Initial seed: 352 websites
Total pages detected 1,233,575
Total node count: 25,056
Total Edge count: 100,876
Total active nodes: 7,323
Total active edges: 83,14
Total pages crawled: 28,553

Language

HTTP Responses

Shortcomings/Improvements

The fetcher component of the crawler runs at a rate of approximately 1 request/second. This significantly limits the ability to exhaust the entire hidden service directory and URL listing. Significant improvements to the fetcher component must be made in order to adequately gain a more complete picture of the darknet.
- A target speed of 10 RPS should be achievable with a single network card and CPU.
- A target speed of 100 RPS should be achievable if cloud services are leveraged.
- If an adequate picture cannot be extracted with 10 RPS and an appropriate frontier strategy, then Esper will need to be migrated to the cloud.
A larger seed from more diverse sources should be used to increase the graph size. It is possible that there were self-contained networks that were not found.
- The seed was biased towards English, which may be why the majority of pages crawled were in English.
Consider a graph database.
- The domain graph is small enough to run analytics on a single machine.
- If more graph-based analytics continue to be generated, then a graph database would offer significant performance advantages.
The frontier strategy has limitations.
- More priority should be given to domains that surfaced from graph-based analytics.
- Deprioritize or blacklist domains with large out-degrees where outbound connections link to nothing.
- Prioritize large out-degrees that are well connected.
  - A number of index sites were not fully enumerated due to frontier limitations. These pages should be prioritized.
- Deprioritize or blacklist domains with a disproportionate amounts of errors and low in-degree on connected nodes.
- There is no blacklisting mechanism
- Search forms and query strings should be brute-forced if a pattern is easily recognized.
- Deprioritize or blacklist domains within a large localized cluster
- There is no detection of adversarial websites.
- Error count from out-degree should be weighted.
The link extractor has limitations.
- Add the illume finite state machine to the link extractor.
Graph Visualizations should be built to include the following features
- Language
- Term frequency

Anomalies

Enumeration of .onion hash space

The crawler found a website that enumerated every single domain.
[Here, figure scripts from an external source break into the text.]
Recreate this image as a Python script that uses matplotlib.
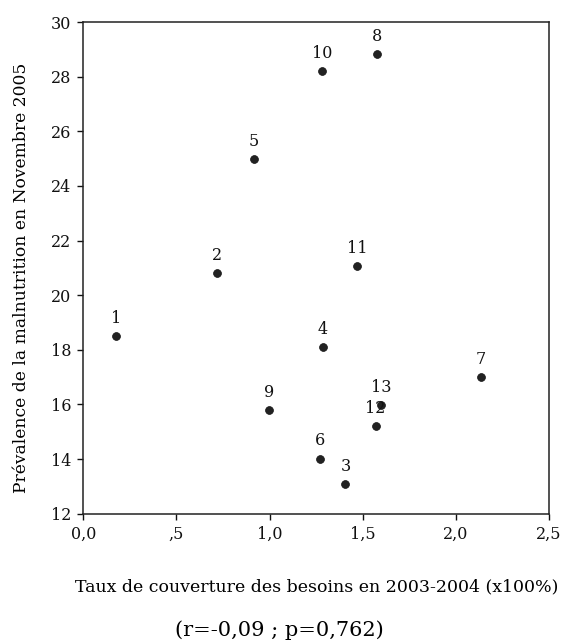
import matplotlib
matplotlib.use("Agg")
import matplotlib.pyplot as plt

# Données
ids = ["1", "2", "3", "4", "5", "6", "7", "8", "9", "10", "11", "12", "13"]
couverture = [0.177, 0.72, 1.407, 1.286, 0.916, 1.273, 2.135, 1.575, 0.995, 1.282, 1.468, 1.569, 1.598]
prevalence = [18.49, 20.8, 13.1, 18.12, 25.0, 14.02, 16.99, 28.82, 15.8, 28.21, 21.08, 15.22, 15.99]

x_ticks = [0.0, 0.5, 1.0, 1.5, 2.0, 2.5]
x_ticklabels = ["0,0", ",5", "1,0", "1,5", "2,0", "2,5"]
y_ticks = [12, 14, 16, 18, 20, 22, 24, 26, 28, 30]

plt.rcParams["font.family"] = ["DejaVu Serif"]

fig = plt.figure(figsize=(5.68, 6.41), dpi=100)
ax = fig.add_axes([0.1467, 0.1986, 0.82, 0.767])

ax.scatter(couverture, prevalence, s=32, color="#222222", edgecolors="#111111",
           linewidths=0.5, zorder=3)
for lab, xv, yv in zip(ids, couverture, prevalence):
    ax.annotate(lab, (xv, yv), xytext=(0, 6.5), textcoords="offset points",
                ha="center", va="bottom", fontsize=11.5, color="#111111")

ax.set_xlim(0, 2.5)
ax.set_ylim(12, 30)
ax.set_xticks(x_ticks)
ax.set_xticklabels(x_ticklabels)
ax.set_yticks(y_ticks)
ax.tick_params(direction="out", length=4, width=1, pad=4.5, labelsize=11.5, colors="#111111")
for sp in ax.spines.values():
    sp.set_linewidth(1.1)
    sp.set_color("#222222")

fig.text(22 / 568, 1 - 278 / 641, "Prévalence de la malnutrition en Novembre 2005",
         rotation=90, ha="center", va="center", fontsize=12.3)
fig.text(317 / 568, 1 - 587 / 641, "Taux de couverture des besoins en 2003-2004 (x100%)",
         ha="center", va="center", fontsize=12.5)
fig.text(279 / 568, 1 - 630 / 641, "(r=-0,09 ; p=0,762)", ha="center", va="center", fontsize=15)

fig.savefig("out.png", dpi=100)
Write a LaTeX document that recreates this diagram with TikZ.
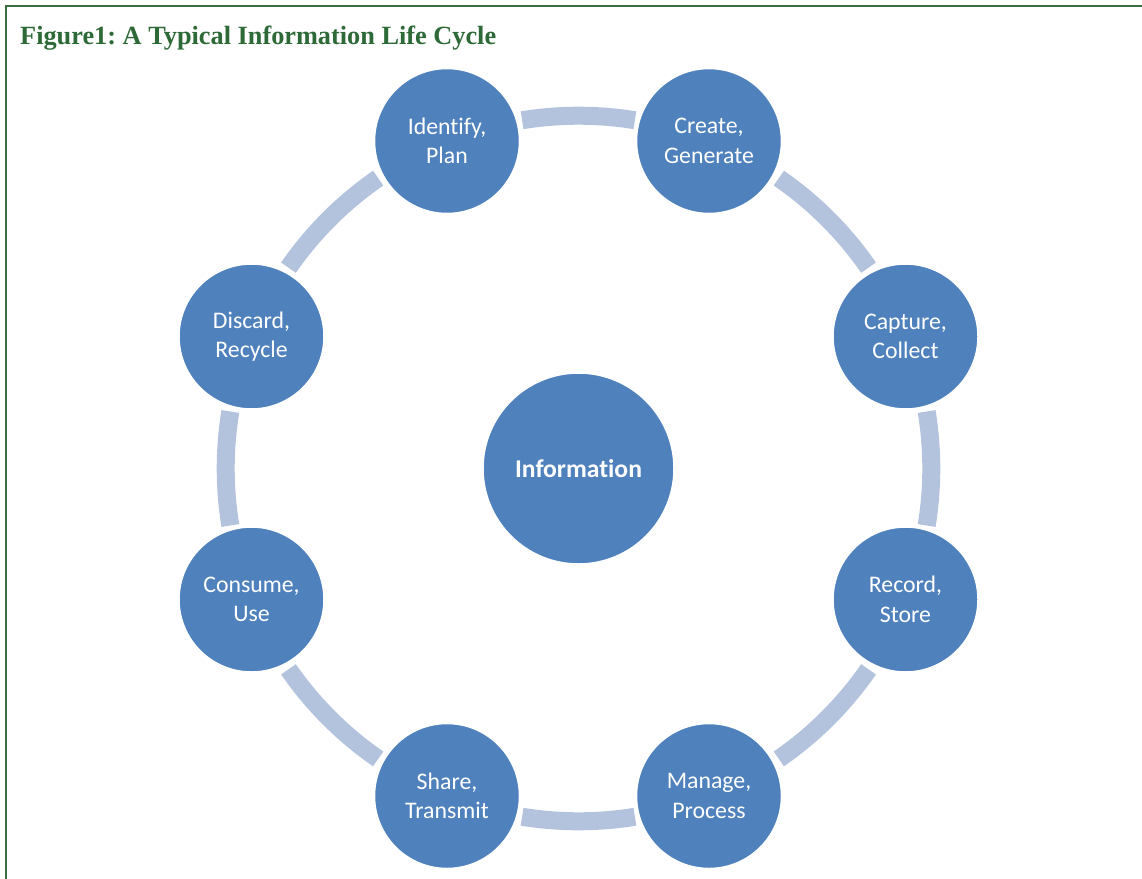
\documentclass[tikz,border=0pt]{standalone}
\usepackage{fontspec}
\newfontfamily\lblfont[Ligatures={NoCommon}]{Carlito}
\newfontfamily\titlefont{Liberation Serif}
\definecolor{frameGreen}{HTML}{3A6E42}
\definecolor{titleGreen}{HTML}{2E6A37}
\definecolor{nodeBlue}{HTML}{4F81BD}
\definecolor{arcBlue}{HTML}{B3C3DE}
\begin{document}
\begin{tikzpicture}[x=1pt,y=-1pt,
  stage/.style={circle,fill=nodeBlue,draw=white,line width=1.5pt,minimum size=145pt,inner sep=0pt,
     text=white,align=center,font=\lblfont\fontsize{23.8}{29.5}\selectfont},
  hub/.style={circle,fill=nodeBlue,draw=white,line width=1.5pt,minimum size=191pt,inner sep=0pt,
     text=white,font=\lblfont\bfseries\fontsize{25.6}{30}\selectfont},
  ringarc/.style={draw=arcBlue,line width=18pt,line cap=butt}]
\useasboundingbox (0,0) rectangle (1142,878);
% frame
\draw[frameGreen,line width=2pt] (6,879) -- (6,6) -- (1143,6);
\node[anchor=base west,inner sep=0pt,text=titleGreen,font=\titlefont\bfseries\frenchspacing\fontsize{26.3}{30}\selectfont]
  (title) at (20,44) {Figure1: A Typical Information Life Cycle};
% centre
\coordinate (c) at (578.5,468.5);
% ring arcs
\foreach \a/\b in {111.9/68.1, 68.1/22, 22/-22, -22/-68.1, -68.1/-111.9, -111.9/-158, -158/-202, 158/111.9}{
  \pgfmathsetmacro{\st}{\a-12.7}
  \pgfmathsetmacro{\en}{\b+12.7}
  \draw[ringarc] ([shift={(\st:352.8)}]c) arc[start angle=\st, end angle=\en, radius=352.8];
}
% nodes
\node[hub] (info) at (c) {Information};
\node[stage] (identify) at (447,141) {Identify,\\Plan};
\node[stage] (create) at (709,141) {Create,\\Generate};
\node[stage] (capture) at (905.5,336.5) {Capture,\\Collect};
\node[stage] (record) at (905.5,599.5) {Record,\\Store};
\node[stage] (manage) at (709,796) {Manage,\\Process};
\node[stage] (share) at (447,796) {Share,\\Transmit};
\node[stage] (consume) at (251.5,599.5) {Consume,\\Use};
\node[stage] (discard) at (251.5,336.5) {Discard,\\Recycle};
\end{tikzpicture}
\end{document}
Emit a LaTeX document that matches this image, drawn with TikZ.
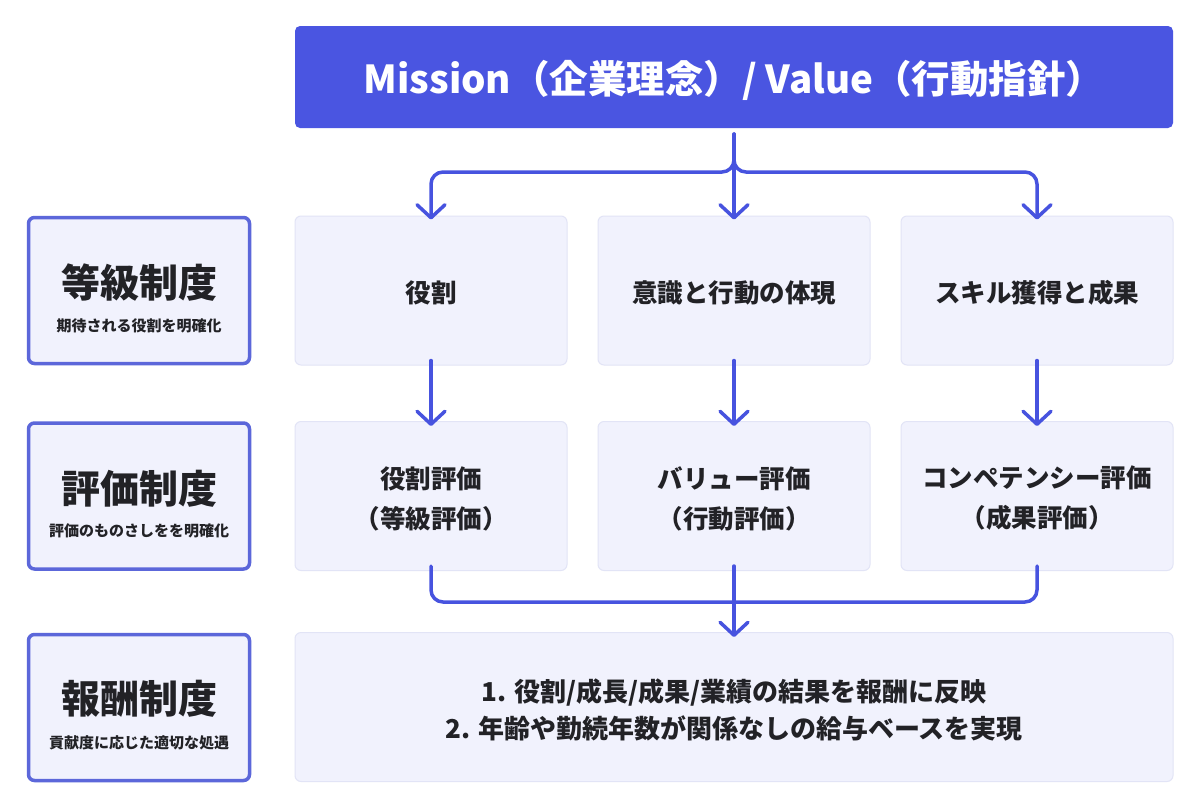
\documentclass[tikz,border=0pt]{standalone}
\usepackage{fontspec}
\setmainfont{Noto Sans CJK JP}
\usetikzlibrary{arrows.meta}
\definecolor{banner}{HTML}{4A55E1}
\definecolor{arrowc}{HTML}{4753DF}
\definecolor{lborder}{HTML}{5C67DA}
\definecolor{boxfill}{HTML}{F1F2FD}
\definecolor{cborder}{HTML}{E2E4F6}
\definecolor{txt}{HTML}{222226}
\tikzset{
  bannerbox/.style={fill=banner, draw=none, rounded corners=5pt, minimum width=878pt, minimum height=102pt, inner sep=0pt},
  bannertext/.style={text=white, font=\bfseries\fontsize{38.5}{42}\selectfont, inner sep=0pt},
  leftbox/.style={fill=boxfill, draw=lborder, line width=3.5pt, rounded corners=6pt, minimum width=221pt, minimum height=146pt, inner sep=0pt},
  contentbox/.style={fill=boxfill, draw=cborder, line width=1pt, rounded corners=6pt, minimum width=272pt, minimum height=149pt, inner sep=0pt},
  ctext/.style={text=txt, font=\bfseries\fontsize{25.5}{40}\selectfont, align=center, inner sep=0pt},
  bigbox/.style={contentbox, minimum width=878pt},
  btext/.style={text=txt, font=\bfseries\fontsize{26}{37}\selectfont, align=center, inner sep=0pt},
  title/.style={text=txt, font=\bfseries\fontsize{39}{42}\selectfont, inner sep=0pt},
  subtitle/.style={text=txt, font=\bfseries\fontsize{15}{17}\selectfont, inner sep=0pt},
  flow/.style={draw=arrowc, line width=3.5pt, line cap=round, line join=round, rounded corners=12pt, -{Straight Barb[length=13pt,width=28pt,line width=3.5pt,round]}},
  flowline/.style={draw=arrowc, line width=3.5pt, line cap=round, line join=round, rounded corners=12pt}
}
\begin{document}
\begin{tikzpicture}[x=1pt,y=-1pt]
\useasboundingbox[fill=white] (0,0) rectangle (1200,809);
% banner
\node[bannerbox] (top) at (734,77) {};
\node[bannertext] (topt) at (734,80) {Mission（企業理念）/ Value（行動指針）};
% left boxes
\node[leftbox] (l1) at (139,290.5) {};
\node[title] (l1t) at (139,283) {等級制度};
\node[subtitle] (l1s) at (139,326) {期待される役割を明確化};
\node[leftbox] (l2) at (139,496) {};
\node[title] (l2t) at (139,489) {評価制度};
\node[subtitle] (l2s) at (139,531) {評価のものさしをを明確化};
\node[leftbox] (l3) at (139,707.5) {};
\node[title] (l3t) at (139,699) {報酬制度};
\node[subtitle] (l3s) at (139,743) {貢献度に応じた適切な処遇};
% row 1
\node[contentbox] (a1) at (431,290.5) {};
\node[ctext] (a1t) at (431,293) {役割};
\node[contentbox] (b1) at (734,290.5) {};
\node[ctext] (b1t) at (734,293) {意識と行動の体現};
\node[contentbox] (c1) at (1037,290.5) {};
\node[ctext] (c1t) at (1037,293) {スキル獲得と成果};
% row 2
\node[contentbox] (a2) at (431,496) {};
\node[ctext] (a2t) at (431,498.5) {役割評価\\（等級評価）};
\node[contentbox] (b2) at (734,496) {};
\node[ctext] (b2t) at (734,498.5) {バリュー評価\\（行動評価）};
\node[contentbox] (c2) at (1037,496) {};
\node[ctext] (c2t) at (1037,498.5) {コンペテンシー評価\\（成果評価）};
% row 3
\node[bigbox] (d) at (734,707) {};
\node[btext] (dt) at (734,710) {1. 役割/成長/成果/業績の結果を報酬に反映\\2. 年齢や勤続年数が関係なしの給与ベースを実現};
% connectors top
\coordinate (ts) at (734,134);
\coordinate (tl) at (431,172);
\coordinate (tr) at (1037,172);
\path[flow] (ts) |- (tl) -- ([yshift=-4pt]a1.north);
\path[flow] (ts) |- (tr) -- ([yshift=-4pt]c1.north);
\path[flow] (ts) -- ([yshift=-4pt]b1.north);
% row1 -> row2
\path[flow] ([yshift=5pt]a1.south) -- ([yshift=-5pt]a2.north);
\path[flow] ([yshift=5pt]b1.south) -- ([yshift=-5pt]b2.north);
\path[flow] ([yshift=5pt]c1.south) -- ([yshift=-5pt]c2.north);
% row2 -> bottom
\coordinate (bm) at (734,602);
\path[flowline] ([yshift=5pt]a2.south) |- (bm);
\path[flowline] ([yshift=5pt]c2.south) |- (bm);
\path[flow] ([yshift=5pt]b2.south) -- ([yshift=-5pt]d.north);
\end{tikzpicture}
\end{document}
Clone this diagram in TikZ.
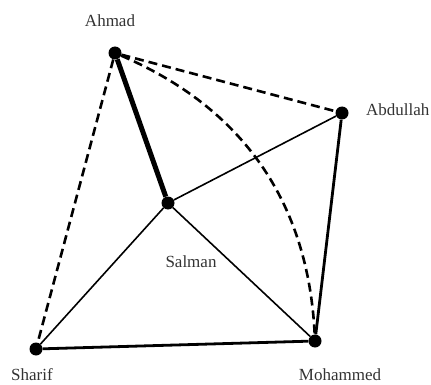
\documentclass[tikz,border=0pt]{standalone}
\usepackage{fontspec}
\setmainfont{Liberation Serif}
\usetikzlibrary{positioning}
\definecolor{ctexto}{HTML}{333333}
\tikzset{
  punto/.style={circle, fill=black, minimum size=13pt, inner sep=0pt},
  etq/.style={font=\fontsize{17}{20}\selectfont, text=ctexto, inner sep=0pt, anchor=base},
  fina/.style={line width=1.6pt},
  gruesa/.style={line width=2.8pt},
  muygruesa/.style={line width=5pt},
  rayada/.style={line width=2.6pt, dash pattern=on 9pt off 5pt},
}

\begin{document}
\begin{tikzpicture}[x=1pt, y=-1pt]
  \useasboundingbox (0,0) rectangle (431,385);
  \node[punto] (ahmad) at (115,53) {};
  \node[punto] (abdullah) at (342,113) {};
  \node[punto] (salman) at (168,203) {};
  \node[punto] (sharif) at (36,349) {};
  \node[punto] (mohammed) at (315,341) {};
  \node[etq] (ahmadl) at (110,27) {Ahmad};
  \node[etq, anchor=base west] (abdullahl) at (366,116) {Abdullah};
  \node[etq] (salmanl) at (191,267) {Salman};
  \node[etq] (sharifl) at (32,380) {Sharif};
  \node[etq] (mohammedl) at (340,380) {Mohammed};
  % dashed ties
  \draw[rayada] (ahmad) -- (abdullah);
  \draw[rayada] (ahmad) -- (sharif);
  \draw[rayada] (ahmad) to[bend left=32] (mohammed);
  % solid ties
  \draw[muygruesa] (ahmad) -- (salman);
  \draw[fina] (salman) -- (abdullah);
  \draw[fina] (salman) -- (sharif);
  \draw[fina] (salman) -- (mohammed);
  \draw[gruesa] (abdullah) -- (mohammed);
  \draw[gruesa] (sharif) -- (mohammed);
\end{tikzpicture}
\end{document}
Fortunately, the frontier did not prioritize this website, as there were a large number of domains that remained uncrawled. This page was of particular interest, due to the existence of a mirror. This mirror guaranteed that the enumerated websites would have an in-degree of >= 2, which may fool some graph-based frontier strategies.

Anomaly visualized within directed graph

Request by hidden service owner to feed website to web crawlers

Better view of the anomaly within directed graph

Unconnected segments in the directed graph

Small unconnected network found during initial visualization attempts. The other two nodes to the right later connected with the primary network as the crawl continued.

Potential fraud or law enforcement?

Subdomain enumeration

Adversarial website which uses subdomains to attack the frontier manager, initially thought to be a bug. After discovering this website, the frontier manager was changed to no longer consider a subdomain to be the “primary” unique identifier. The website contains a privacy manifesto not shown on this document.